* _STATED EXERCISE_: Write each line of the material exactly as given, from the top through the line that contains "28, 24, 23];", and omit all pictures.

* _COLLECTED DATA_:
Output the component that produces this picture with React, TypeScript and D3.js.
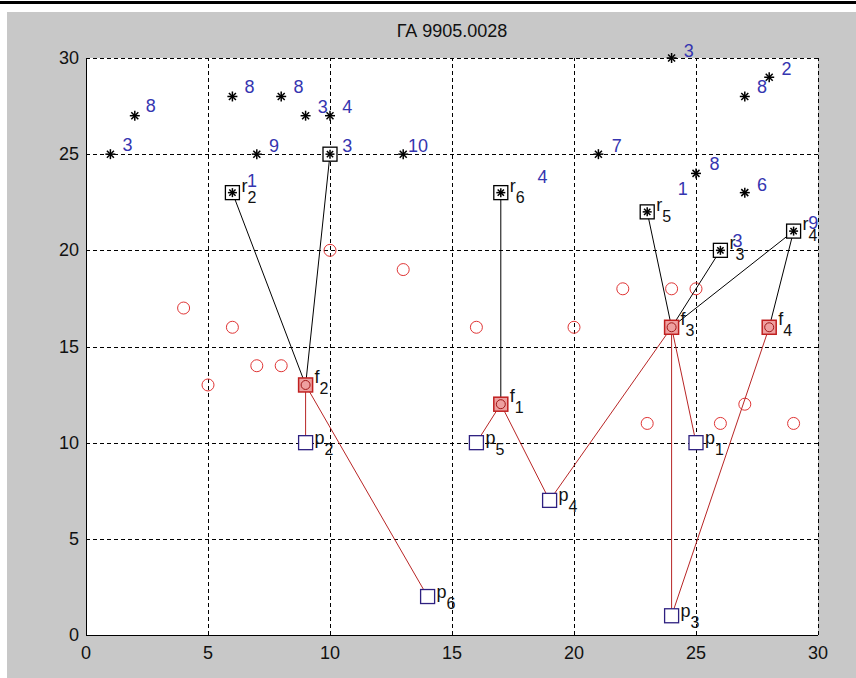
import React from 'react';
import { scaleLinear } from 'd3';

// plain black stars
const starX = [1, 2, 6, 8, 9, 10, 7, 13, 21, 24, 28, 27, 25, 27];
const starY = [25, 27, 28, 28, 27, 27, 25, 25, 25, 30, 29, 28, 24, 23];

// blue number labels (left / baseline, data units)
const numText = ['3', '8', '8', '8', '3', '4', '9', '3', '1', '10', '4', '7', '3', '2', '8', '8', '1', '6', '3', '9'];
const numX = [1.5, 2.45, 6.5, 8.5, 9.5, 10.5, 7.5, 10.5, 6.6, 13.2, 18.5, 21.55, 24.5, 28.5, 27.5, 25.55, 24.25, 27.5, 26.5, 29.6];
const numY = [25.15, 27.2, 28.2, 28.2, 27.15, 27.15, 25.1, 25.1, 23.3, 25.1, 23.5, 25.1, 30.05, 29.1, 28.2, 24.2, 22.9, 23.1, 20.15, 21.1];

// red circles
const circX = [4, 5, 6, 7, 8, 10, 13, 16, 20, 22, 24, 25, 23, 26, 27, 29, 9, 17, 24, 28];
const circY = [17, 13, 16, 14, 14, 20, 19, 16, 16, 18, 18, 18, 11, 11, 12, 11, 13, 12, 16, 16];

// r points (boxed stars)
const rX = [10, 6, 17, 23, 26, 29];
const rY = [25, 23, 23, 22, 20, 21];
const rSub = ['', '2', '6', '5', '3', '4'];

// f points (red boxes)
const fX = [17, 9, 24, 28];
const fY = [12, 13, 16, 16];
const fSub = ['1', '2', '3', '4'];

// p points (blue boxes)
const pX = [25, 9, 24, 19, 16, 14];
const pY = [10, 10, 1, 7, 10, 2];
const pSub = ['1', '2', '3', '4', '5', '6'];

// links r -> f (black) and f -> p (red), by index
const rfR = [0, 1, 2, 3, 4, 5, 5];
const rfF = [1, 1, 0, 2, 2, 2, 3];
const fpF = [1, 1, 0, 0, 2, 2, 2, 3];
const fpP = [1, 5, 4, 3, 3, 2, 0, 2];

const ticks = [0, 5, 10, 15, 20, 25, 30];
const title = 'ГА 9905.0028';

const W = 856, H = 678;
const FONT = '"Liberation Sans", Arial, sans-serif';
const BLUE = '#3535b0';
const RED = '#e03535';
const LINK_RED = '#b82525';
const PURPLE = '#2e2080';

function Star({ cx, cy, s = 5 }: { cx: number; cy: number; s?: number }) {
  const d = s * 0.7;
  return (
    <g stroke="#000" strokeWidth={1.5}>
      <line x1={cx - s} x2={cx + s} y1={cy} y2={cy} />
      <line x1={cx} x2={cx} y1={cy - s} y2={cy + s} />
      <line x1={cx - d} x2={cx + d} y1={cy - d} y2={cy + d} />
      <line x1={cx - d} x2={cx + d} y1={cy + d} y2={cy - d} />
    </g>
  );
}

function Label({ x, y, main, sub, dy = 0 }: { x: number; y: number; main: string; sub: string; dy?: number }) {
  if (!sub) return null;
  return (
    <text x={x + 9} y={y + dy} fontFamily={FONT} fontSize={18} fill="#111">
      {main}
      <tspan dy={11} fontSize={16}>{sub}</tspan>
    </text>
  );
}

export default function App() {
  const x = scaleLinear().domain([0, 30]).range([86, 818]);
  const y = scaleLinear().domain([0, 30]).range([635, 58]);
  const [x0, x1] = x.range();
  const [y0, y1] = y.range();

  return (
    <svg width={W} height={H} style={{ position: 'absolute', left: 0, top: 0 }}>
      <rect width={W} height={H} fill="#fff" />
      <rect x={0} y={1} width={W} height={3} fill="#000" />
      <rect x={7} y={12} width={W - 7} height={H - 12} fill="#c8c8c8" />
      <rect x={x0} y={y1} width={x1 - x0} height={y0 - y1} fill="#fff" />

      {/* grid */}
      <g stroke="#000" strokeWidth={1} strokeDasharray="4,3" shapeRendering="crispEdges">
        {ticks.map(t => (
          <line key={'gx' + t} x1={Math.round(x(t)) + 0.5} x2={Math.round(x(t)) + 0.5} y1={y0} y2={y1} />
        ))}
        {ticks.map(t => (
          <line key={'gy' + t} x1={x0} x2={x1} y1={Math.round(y(t)) + 0.5} y2={Math.round(y(t)) + 0.5} />
        ))}
      </g>
      <g stroke="#000" strokeWidth={1.2} shapeRendering="crispEdges">
        <line x1={x0 + 0.5} x2={x0 + 0.5} y1={y0} y2={y1} />
        <line x1={x0} x2={x1} y1={y0 + 0.5} y2={y0 + 0.5} />
      </g>

      {/* tick labels */}
      <g fontFamily={FONT} fontSize={18} fill="#111">
        {ticks.map(t => (
          <text key={'tx' + t} x={x(t)} y={y0 + 24} textAnchor="middle">{t}</text>
        ))}
        {ticks.map(t => (
          <text key={'ty' + t} x={x0 - 7} y={y(t) + 6} textAnchor="end">{t}</text>
        ))}
      </g>
      <text x={(x0 + x1) / 2} y={37} textAnchor="middle" fontFamily={FONT} fontSize={18} fill="#111">{title}</text>

      {/* circles */}
      <g fill="none" stroke={RED} strokeWidth={1}>
        {circX.map((cx, i) => (
          <circle key={'c' + i} cx={x(cx)} cy={y(circY[i])} r={6} />
        ))}
      </g>

      {/* f -> p links */}
      <g stroke={LINK_RED} strokeWidth={1}>
        {fpF.map((fi, i) => (
          <line key={'fp' + i} x1={x(fX[fi])} y1={y(fY[fi])} x2={x(pX[fpP[i]])} y2={y(pY[fpP[i]])} />
        ))}
      </g>
      {/* r -> f links */}
      <g stroke="#000" strokeWidth={1}>
        {rfR.map((ri, i) => (
          <line key={'rf' + i} x1={x(rX[ri])} y1={y(rY[ri])} x2={x(fX[rfF[i]])} y2={y(fY[rfF[i]])} />
        ))}
      </g>

      {/* stars */}
      {starX.map((sx, i) => (
        <Star key={'s' + i} cx={x(sx)} cy={y(starY[i])} />
      ))}

      {/* r boxes */}
      {rX.map((rx, i) => (
        <g key={'r' + i}>
          <rect x={x(rx) - 7} y={y(rY[i]) - 7} width={14} height={14} fill="#fff" stroke="#000" strokeWidth={1.3} />
          <Star cx={x(rx)} cy={y(rY[i])} s={4.5} />
          <Label x={x(rx)} y={y(rY[i])} main="r" sub={rSub[i]} dy={-1} />
        </g>
      ))}

      {/* f boxes */}
      {fX.map((fx, i) => (
        <g key={'f' + i}>
          <rect x={x(fx) - 7} y={y(fY[i]) - 7} width={14} height={14} fill="#eea0a0" stroke="#c02020" strokeWidth={1.5} />
          <circle cx={x(fx)} cy={y(fY[i])} r={4.5} fill="none" stroke="#a01818" />
          <Label x={x(fx)} y={y(fY[i])} main="f" sub={fSub[i]} dy={-2} />
        </g>
      ))}

      {/* p boxes */}
      {pX.map((px, i) => (
        <g key={'p' + i}>
          <rect x={x(px) - 7} y={y(pY[i]) - 7} width={14} height={14} fill="#fff" stroke={PURPLE} strokeWidth={1.3} />
          <Label x={x(px)} y={y(pY[i])} main="p" sub={pSub[i]} dy={1} />
        </g>
      ))}

      {/* blue numbers */}
      <g fontFamily={FONT} fontSize={18} fill={BLUE}>
        {numText.map((t, i) => (
          <text key={'n' + i} x={x(numX[i])} y={y(numY[i])}>{t}</text>
        ))}
      </g>
    </svg>
  );
}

* _OUTPUT OF THE EXERCISE_:
Output the component that produces this picture with React, TypeScript and D3.js.
import React from 'react';
import { scaleLinear } from 'd3';

// plain black stars
const starX = [1, 2, 6, 8, 9, 10, 7, 13, 21, 24, 28, 27, 25, 27];
const starY = [25, 27, 28, 28, 27, 27, 25, 25, 25, 30, 29, 28, 24, 23];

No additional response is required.